Return all the data below as it stands, minus the pictures.

##########

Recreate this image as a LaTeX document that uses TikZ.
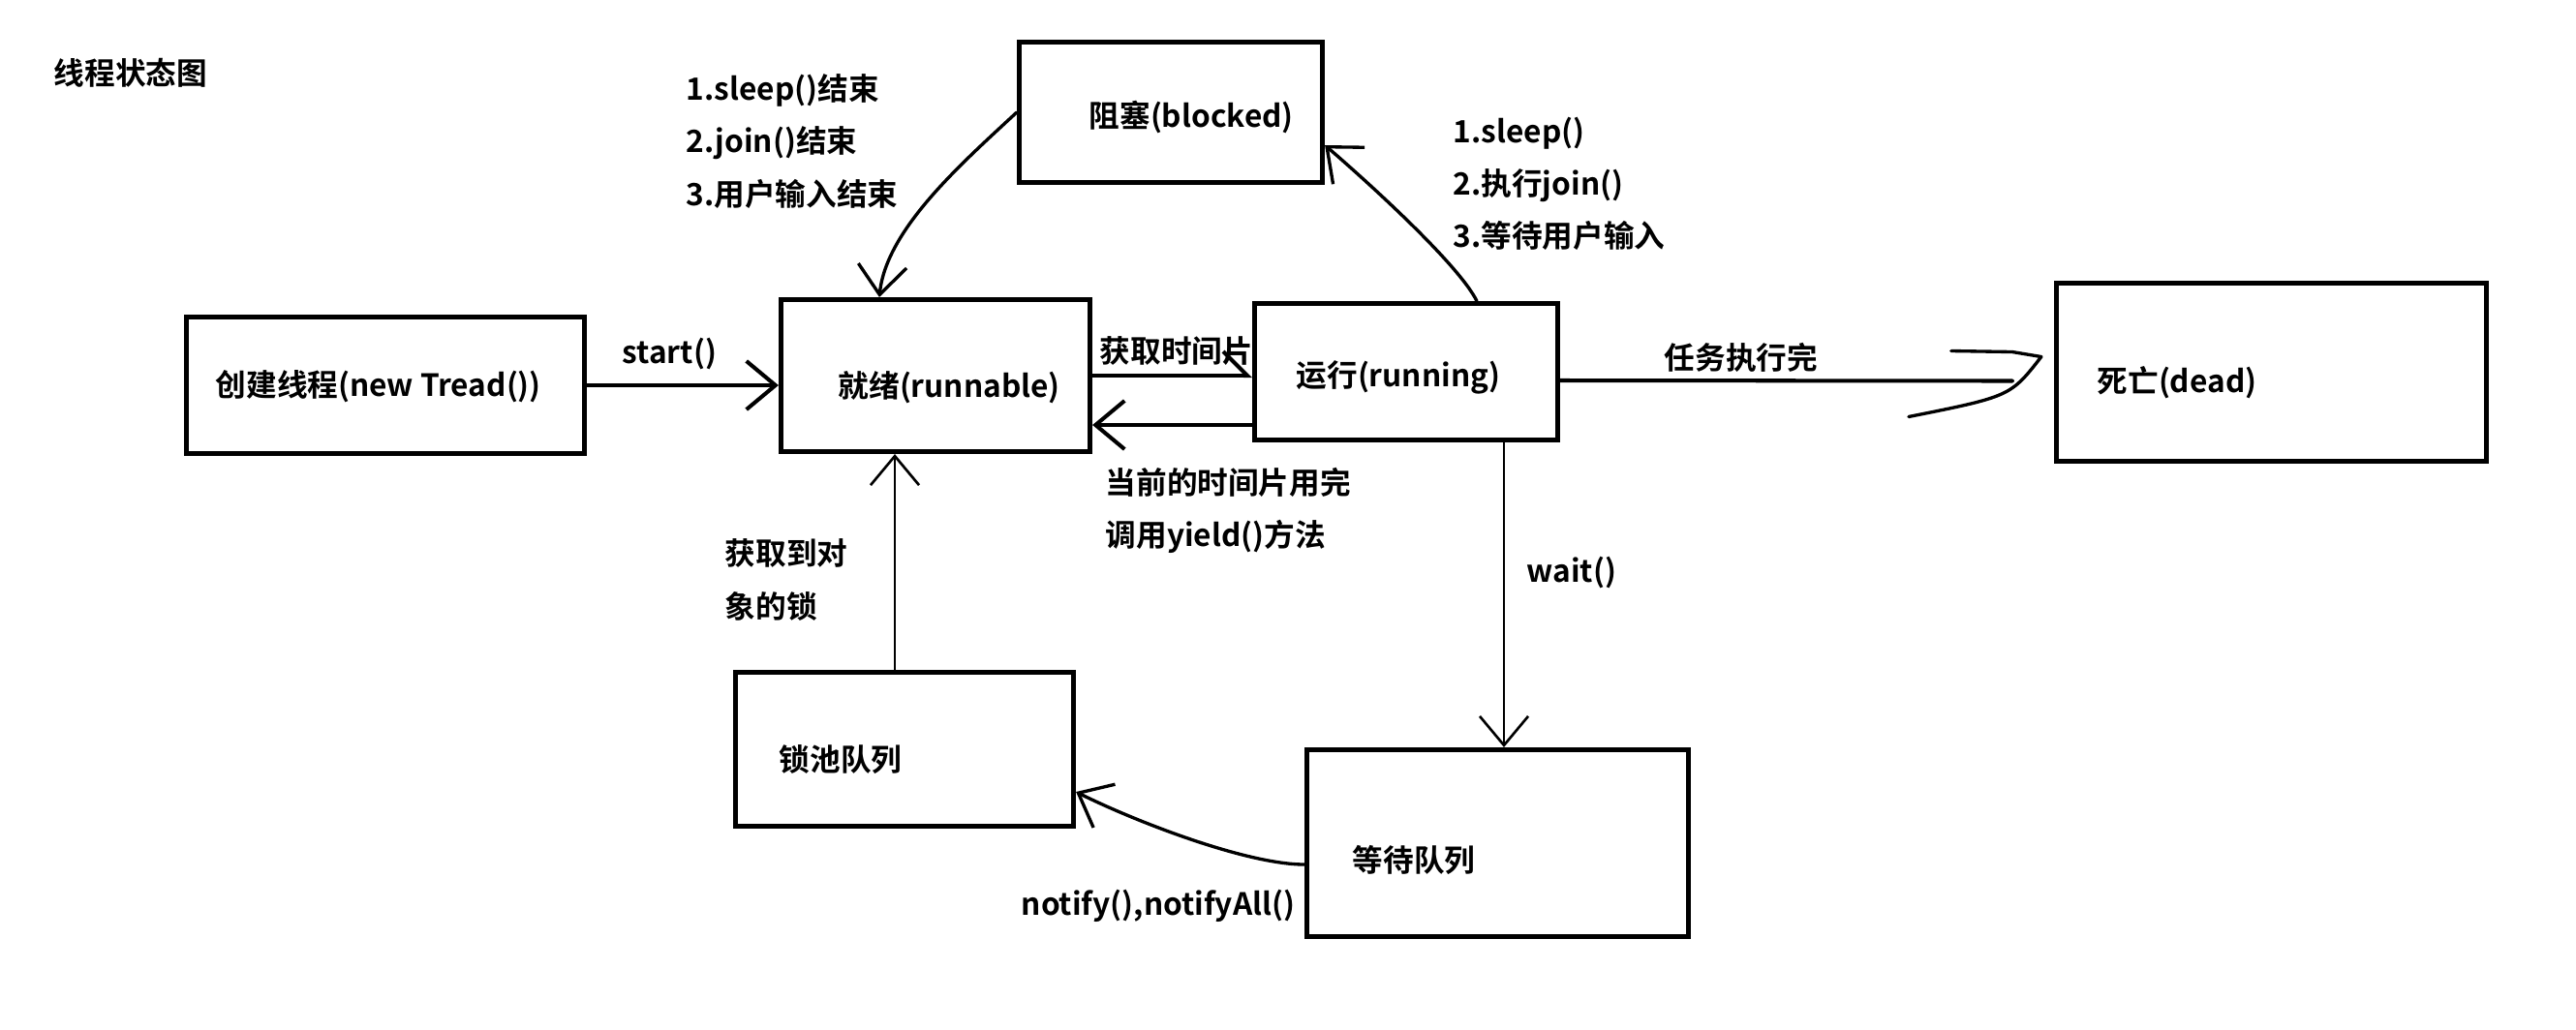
\documentclass[tikz,border=0pt]{standalone}
\usepackage{fontspec}
\setmainfont{Noto Sans CJK SC}[BoldFont={Noto Sans CJK SC Bold}]
\usetikzlibrary{positioning,calc,arrows.meta}
\tikzset{
  box/.style={draw,line width=1.42pt,inner sep=0pt},
  txt/.style={inner sep=0pt,anchor=west,align=left,font=\fontsize{9}{15.4}\selectfont\bfseries},
  arr/.style={-{Straight Barb[length=0.3cm,width=0.5cm]}},
  halfarr/.style={-{Straight Barb[left,length=0.25cm,width=0.5cm]}},
  heavy/.style={line width=1.15pt,line cap=round,line join=round},
  curve/.style={line width=0.95pt,line cap=round,line join=round},
  slim/.style={line width=0.75pt}
}

\begin{document}
\begin{tikzpicture}[x=0.01cm,y=-0.01cm]
  \useasboundingbox (0,0) rectangle (2660,1063);
  \node[txt] (title) at (55,75) {线程状态图};

  \node[box,minimum width=4.11cm,minimum height=1.41cm] (new) at (398,398) {};
  \node[box,minimum width=3.19cm,minimum height=1.57cm] (ready) at (966,388) {};
  \node[box,minimum width=3.13cm,minimum height=1.45cm] (blocked) at (1209,116) {};
  \node[box,minimum width=3.13cm,minimum height=1.41cm] (running) at (1452,384) {};
  \node[box,minimum width=4.44cm,minimum height=1.84cm] (dead) at (2345.5,384.5) {};
  \node[box,minimum width=3.49cm,minimum height=1.59cm] (lockpool) at (934,774) {};
  \node[box,minimum width=3.94cm,minimum height=1.93cm] (waitq) at (1546.5,871) {};

  \node[txt] (newtxt) at (222,399) {创建线程(new Tread())};
  \node[txt] (readytxt) at (865,400) {就绪(runnable)};
  \node[txt] (blockedtxt) at (1124,121) {阻塞(blocked)};
  \node[txt] (runningtxt) at (1338,390) {运行(running)};
  \node[txt] (deadtxt) at (2165,395) {死亡(dead)};
  \node[txt] (locktxt) at (804,785) {锁池队列};
  \node[txt] (waittxt) at (1396,888) {等待队列};

  \node[txt] (startlbl) at (642,366) {start()};
  \node[txt] (wakelbl) at (708,146) {1.sleep()结束\\2.join()结束\\3.用户输入结束};
  \node[txt] (blocklbl) at (1500,190) {1.sleep()\\2.执行join()\\3.等待用户输入};
  \node[txt] (slicelbl) at (1135,363) {获取时间片};
  \node[txt] (yieldlbl) at (1141,527) {当前的时间片用完\\调用yield()方法};
  \node[txt] (gotlbl) at (748,599) {获取到对\\象的锁};
  \node[txt] (notifylbl) at (1054,936) {notify(),notifyAll()};
  \node[txt] (donelbl) at (1718,369) {任务执行完};
  \node[txt] (waitlbl) at (1576,591) {wait()};

  \draw[heavy,arr] (new.east) -- (new.east -| ready.west);
  \draw[heavy,halfarr] (ready.east) -- (ready.east -| running.west);
  \draw[heavy,arr] ($(running.west)+(0,55)$) -- ($(ready.east)+(0,51)$);
  \draw[curve,arr] (blocked.west) .. controls +(-57,53) and +(7,-70) .. ($(ready.north)+(-58,0)$);
  \draw[curve,arr] ($(running.north)+(73,0)$) .. controls +(-20,-40) and +(35,30) .. ($(blocked.east)+(0,34)$);
  \draw[heavy] ($(running.east)+(0,9)$) -- ($(dead.west)+(-43,9)$);
  \draw[curve] ($(dead.west)+(-106,-22)$) -- ($(dead.west)+(-43,-21)$) -- ($(dead.west)+(-13,-16)$)
    .. controls ($(dead.west)+(-45,25)$) .. ($(dead.west)+(-150,46)$);
  \coordinate (w1) at ($(running.south)+(101,0)$);
  \draw[slim,arr] (w1) -- (w1 |- waitq.north);
  \coordinate (l1) at ($(lockpool.north)+(-10,0)$);
  \draw[slim,arr] (l1) -- (l1 |- ready.south);
  \draw[curve,arr] ($(waitq.west)+(0,22)$) .. controls +(-60,0) and +(60,30) .. ($(lockpool.east)+(0,44)$);
\end{tikzpicture}
\end{document}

##########

### Reply
Recreate this image as a LaTeX document that uses TikZ.
\documentclass[tikz,border=0pt]{standalone}
\usepackage{fontspec}
\setmainfont{Noto Sans CJK SC}[BoldFont={Noto Sans CJK SC Bold}]
\usetikzlibrary{positioning,calc,arrows.meta}
\tikzset{
  box/.style={draw,line width=1.42pt,inner sep=0pt},
  txt/.style={inner sep=0pt,anchor=west,align=left,font=\fontsize{9}{15.4}\selectfont\bfseries},
  arr/.style={-{Straight Barb[length=0.3cm,width=0.5cm]}},
  halfarr/.style={-{Straight Barb[left,length=0.25cm,width=0.5cm]}},
  heavy/.style={line width=1.15pt,line cap=round,line join=round},
  curve/.style={line width=0.95pt,line cap=round,line join=round},
  slim/.style={line width=0.75pt}
}

\begin{document}
\begin{tikzpicture}[x=0.01cm,y=-0.01cm]
  \useasboundingbox (0,0) rectangle (2660,1063);
  \node[txt] (title) at (55,75) {线程状态图};

  \node[box,minimum width=4.11cm,minimum height=1.41cm] (new) at (398,398) {};
  \node[box,minimum width=3.19cm,minimum height=1.57cm] (ready) at (966,388) {};
  \node[box,minimum width=3.13cm,minimum height=1.45cm] (blocked) at (1209,116) {};
  \node[box,minimum width=3.13cm,minimum height=1.41cm] (running) at (1452,384) {};
  \node[box,minimum width=4.44cm,minimum height=1.84cm] (dead) at (2345.5,384.5) {};
  \node[box,minimum width=3.49cm,minimum height=1.59cm] (lockpool) at (934,774) {};
  \node[box,minimum width=3.94cm,minimum height=1.93cm] (waitq) at (1546.5,871) {};

  \node[txt] (newtxt) at (222,399) {创建线程(new Tread())};
  \node[txt] (readytxt) at (865,400) {就绪(runnable)};
  \node[txt] (blockedtxt) at (1124,121) {阻塞(blocked)};
  \node[txt] (runningtxt) at (1338,390) {运行(running)};
  \node[txt] (deadtxt) at (2165,395) {死亡(dead)};
  \node[txt] (locktxt) at (804,785) {锁池队列};
  \node[txt] (waittxt) at (1396,888) {等待队列};

  \node[txt] (startlbl) at (642,366) {start()};
  \node[txt] (wakelbl) at (708,146) {1.sleep()结束\\2.join()结束\\3.用户输入结束};
  \node[txt] (blocklbl) at (1500,190) {1.sleep()\\2.执行join()\\3.等待用户输入};
  \node[txt] (slicelbl) at (1135,363) {获取时间片};
  \node[txt] (yieldlbl) at (1141,527) {当前的时间片用完\\调用yield()方法};
  \node[txt] (gotlbl) at (748,599) {获取到对\\象的锁};
  \node[txt] (notifylbl) at (1054,936) {notify(),notifyAll()};
  \node[txt] (donelbl) at (1718,369) {任务执行完};
  \node[txt] (waitlbl) at (1576,591) {wait()};

  \draw[heavy,arr] (new.east) -- (new.east -| ready.west);
  \draw[heavy,halfarr] (ready.east) -- (ready.east -| running.west);
  \draw[heavy,arr] ($(running.west)+(0,55)$) -- ($(ready.east)+(0,51)$);
  \draw[curve,arr] (blocked.west) .. controls +(-57,53) and +(7,-70) .. ($(ready.north)+(-58,0)$);
  \draw[curve,arr] ($(running.north)+(73,0)$) .. controls +(-20,-40) and +(35,30) .. ($(blocked.east)+(0,34)$);
  \draw[heavy] ($(running.east)+(0,9)$) -- ($(dead.west)+(-43,9)$);
  \draw[curve] ($(dead.west)+(-106,-22)$) -- ($(dead.west)+(-43,-21)$) -- ($(dead.west)+(-13,-16)$)
    .. controls ($(dead.west)+(-45,25)$) .. ($(dead.west)+(-150,46)$);
  \coordinate (w1) at ($(running.south)+(101,0)$);
  \draw[slim,arr] (w1) -- (w1 |- waitq.north);
  \coordinate (l1) at ($(lockpool.north)+(-10,0)$);
  \draw[slim,arr] (l1) -- (l1 |- ready.south);
  \draw[curve,arr] ($(waitq.west)+(0,22)$) .. controls +(-60,0) and +(60,30) .. ($(lockpool.east)+(0,44)$);
\end{tikzpicture}
\end{document}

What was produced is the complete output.